> [Task to complete]: Copy the full set of lines exactly as given.
___ Supplied information
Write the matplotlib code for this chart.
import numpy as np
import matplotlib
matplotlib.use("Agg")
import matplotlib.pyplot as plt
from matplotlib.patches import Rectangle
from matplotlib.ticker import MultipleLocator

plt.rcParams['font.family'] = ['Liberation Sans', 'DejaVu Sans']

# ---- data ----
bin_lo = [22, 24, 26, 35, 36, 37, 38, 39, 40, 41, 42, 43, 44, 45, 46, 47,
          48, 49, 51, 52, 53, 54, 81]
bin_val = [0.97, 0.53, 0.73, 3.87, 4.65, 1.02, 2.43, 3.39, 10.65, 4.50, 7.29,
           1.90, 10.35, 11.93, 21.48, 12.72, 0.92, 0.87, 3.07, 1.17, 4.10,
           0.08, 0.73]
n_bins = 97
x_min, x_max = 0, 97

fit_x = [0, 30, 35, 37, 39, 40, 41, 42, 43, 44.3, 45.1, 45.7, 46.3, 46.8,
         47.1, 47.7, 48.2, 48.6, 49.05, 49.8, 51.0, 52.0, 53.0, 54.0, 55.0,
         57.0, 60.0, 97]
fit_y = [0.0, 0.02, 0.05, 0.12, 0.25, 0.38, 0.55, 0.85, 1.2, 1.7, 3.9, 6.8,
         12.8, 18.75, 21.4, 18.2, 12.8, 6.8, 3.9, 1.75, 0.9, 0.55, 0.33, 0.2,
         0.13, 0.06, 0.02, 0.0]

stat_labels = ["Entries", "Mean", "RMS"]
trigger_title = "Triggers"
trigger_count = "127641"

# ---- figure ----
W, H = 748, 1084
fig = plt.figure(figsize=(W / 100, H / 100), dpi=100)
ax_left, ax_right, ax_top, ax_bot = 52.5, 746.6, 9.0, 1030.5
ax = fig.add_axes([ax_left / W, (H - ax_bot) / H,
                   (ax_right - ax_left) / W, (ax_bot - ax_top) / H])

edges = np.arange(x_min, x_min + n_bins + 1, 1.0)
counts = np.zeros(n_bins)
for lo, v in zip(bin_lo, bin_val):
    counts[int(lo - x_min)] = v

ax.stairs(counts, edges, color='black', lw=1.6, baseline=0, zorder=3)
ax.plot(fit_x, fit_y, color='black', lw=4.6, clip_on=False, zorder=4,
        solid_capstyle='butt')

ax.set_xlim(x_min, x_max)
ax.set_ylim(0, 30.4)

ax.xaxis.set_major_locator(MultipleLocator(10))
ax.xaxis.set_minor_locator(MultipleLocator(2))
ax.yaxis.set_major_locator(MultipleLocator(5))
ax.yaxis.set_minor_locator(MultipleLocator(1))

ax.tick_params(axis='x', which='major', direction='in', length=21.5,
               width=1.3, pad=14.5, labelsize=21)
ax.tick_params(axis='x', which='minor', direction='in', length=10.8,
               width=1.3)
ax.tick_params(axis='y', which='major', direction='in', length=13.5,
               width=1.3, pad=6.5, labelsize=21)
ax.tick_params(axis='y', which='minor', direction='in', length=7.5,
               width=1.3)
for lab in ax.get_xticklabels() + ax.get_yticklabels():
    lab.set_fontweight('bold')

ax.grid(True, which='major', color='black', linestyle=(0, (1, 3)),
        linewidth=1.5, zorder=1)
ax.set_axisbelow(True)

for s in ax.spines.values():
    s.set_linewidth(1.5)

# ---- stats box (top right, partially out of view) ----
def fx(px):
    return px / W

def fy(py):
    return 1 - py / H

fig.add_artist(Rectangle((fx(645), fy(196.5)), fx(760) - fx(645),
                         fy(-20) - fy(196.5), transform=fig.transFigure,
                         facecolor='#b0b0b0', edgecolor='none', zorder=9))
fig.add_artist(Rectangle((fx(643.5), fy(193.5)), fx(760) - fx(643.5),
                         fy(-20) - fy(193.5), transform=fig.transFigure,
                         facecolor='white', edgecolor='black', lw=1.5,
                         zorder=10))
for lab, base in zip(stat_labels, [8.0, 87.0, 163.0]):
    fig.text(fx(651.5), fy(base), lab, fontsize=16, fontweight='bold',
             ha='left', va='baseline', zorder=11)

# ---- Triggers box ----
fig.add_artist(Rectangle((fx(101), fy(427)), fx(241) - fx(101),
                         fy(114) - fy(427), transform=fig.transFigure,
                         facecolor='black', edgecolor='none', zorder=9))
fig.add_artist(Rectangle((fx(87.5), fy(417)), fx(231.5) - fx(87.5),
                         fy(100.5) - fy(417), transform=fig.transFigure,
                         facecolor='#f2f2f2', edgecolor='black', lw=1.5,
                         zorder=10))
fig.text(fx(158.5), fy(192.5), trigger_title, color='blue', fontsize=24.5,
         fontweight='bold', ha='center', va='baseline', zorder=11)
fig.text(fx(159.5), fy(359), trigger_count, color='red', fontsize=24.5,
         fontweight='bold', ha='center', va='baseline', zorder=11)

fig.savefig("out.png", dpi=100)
______
> [Solution to this problem]:
Write the matplotlib code for this chart.
import numpy as np
import matplotlib
matplotlib.use("Agg")
import matplotlib.pyplot as plt
from matplotlib.patches import Rectangle
from matplotlib.ticker import MultipleLocator

plt.rcParams['font.family'] = ['Liberation Sans', 'DejaVu Sans']

# ---- data ----
bin_lo = [22, 24, 26, 35, 36, 37, 38, 39, 40, 41, 42, 43, 44, 45, 46, 47,
          48, 49, 51, 52, 53, 54, 81]
bin_val = [0.97, 0.53, 0.73, 3.87, 4.65, 1.02, 2.43, 3.39, 10.65, 4.50, 7.29,
           1.90, 10.35, 11.93, 21.48, 12.72, 0.92, 0.87, 3.07, 1.17, 4.10,
           0.08, 0.73]
n_bins = 97
x_min, x_max = 0, 97

fit_x = [0, 30, 35, 37, 39, 40, 41, 42, 43, 44.3, 45.1, 45.7, 46.3, 46.8,
         47.1, 47.7, 48.2, 48.6, 49.05, 49.8, 51.0, 52.0, 53.0, 54.0, 55.0,
         57.0, 60.0, 97]
fit_y = [0.0, 0.02, 0.05, 0.12, 0.25, 0.38, 0.55, 0.85, 1.2, 1.7, 3.9, 6.8,
         12.8, 18.75, 21.4, 18.2, 12.8, 6.8, 3.9, 1.75, 0.9, 0.55, 0.33, 0.2,
         0.13, 0.06, 0.02, 0.0]

stat_labels = ["Entries", "Mean", "RMS"]
trigger_title = "Triggers"
trigger_count = "127641"

# ---- figure ----
W, H = 748, 1084
fig = plt.figure(figsize=(W / 100, H / 100), dpi=100)
ax_left, ax_right, ax_top, ax_bot = 52.5, 746.6, 9.0, 1030.5
ax = fig.add_axes([ax_left / W, (H - ax_bot) / H,
                   (ax_right - ax_left) / W, (ax_bot - ax_top) / H])

edges = np.arange(x_min, x_min + n_bins + 1, 1.0)
counts = np.zeros(n_bins)
for lo, v in zip(bin_lo, bin_val):
    counts[int(lo - x_min)] = v

ax.stairs(counts, edges, color='black', lw=1.6, baseline=0, zorder=3)
ax.plot(fit_x, fit_y, color='black', lw=4.6, clip_on=False, zorder=4,
        solid_capstyle='butt')

ax.set_xlim(x_min, x_max)
ax.set_ylim(0, 30.4)

ax.xaxis.set_major_locator(MultipleLocator(10))
ax.xaxis.set_minor_locator(MultipleLocator(2))
ax.yaxis.set_major_locator(MultipleLocator(5))
ax.yaxis.set_minor_locator(MultipleLocator(1))

ax.tick_params(axis='x', which='major', direction='in', length=21.5,
               width=1.3, pad=14.5, labelsize=21)
ax.tick_params(axis='x', which='minor', direction='in', length=10.8,
               width=1.3)
ax.tick_params(axis='y', which='major', direction='in', length=13.5,
               width=1.3, pad=6.5, labelsize=21)
ax.tick_params(axis='y', which='minor', direction='in', length=7.5,
               width=1.3)
for lab in ax.get_xticklabels() + ax.get_yticklabels():
    lab.set_fontweight('bold')

ax.grid(True, which='major', color='black', linestyle=(0, (1, 3)),
        linewidth=1.5, zorder=1)
ax.set_axisbelow(True)

for s in ax.spines.values():
    s.set_linewidth(1.5)

# ---- stats box (top right, partially out of view) ----
def fx(px):
    return px / W

def fy(py):
    return 1 - py / H

fig.add_artist(Rectangle((fx(645), fy(196.5)), fx(760) - fx(645),
                         fy(-20) - fy(196.5), transform=fig.transFigure,
                         facecolor='#b0b0b0', edgecolor='none', zorder=9))
fig.add_artist(Rectangle((fx(643.5), fy(193.5)), fx(760) - fx(643.5),
                         fy(-20) - fy(193.5), transform=fig.transFigure,
                         facecolor='white', edgecolor='black', lw=1.5,
                         zorder=10))
for lab, base in zip(stat_labels, [8.0, 87.0, 163.0]):
    fig.text(fx(651.5), fy(base), lab, fontsize=16, fontweight='bold',
             ha='left', va='baseline', zorder=11)

# ---- Triggers box ----
fig.add_artist(Rectangle((fx(101), fy(427)), fx(241) - fx(101),
                         fy(114) - fy(427), transform=fig.transFigure,
                         facecolor='black', edgecolor='none', zorder=9))
fig.add_artist(Rectangle((fx(87.5), fy(417)), fx(231.5) - fx(87.5),
                         fy(100.5) - fy(417), transform=fig.transFigure,
                         facecolor='#f2f2f2', edgecolor='black', lw=1.5,
                         zorder=10))
fig.text(fx(158.5), fy(192.5), trigger_title, color='blue', fontsize=24.5,
         fontweight='bold', ha='center', va='baseline', zorder=11)
fig.text(fx(159.5), fy(359), trigger_count, color='red', fontsize=24.5,
         fontweight='bold', ha='center', va='baseline', zorder=11)

fig.savefig("out.png", dpi=100)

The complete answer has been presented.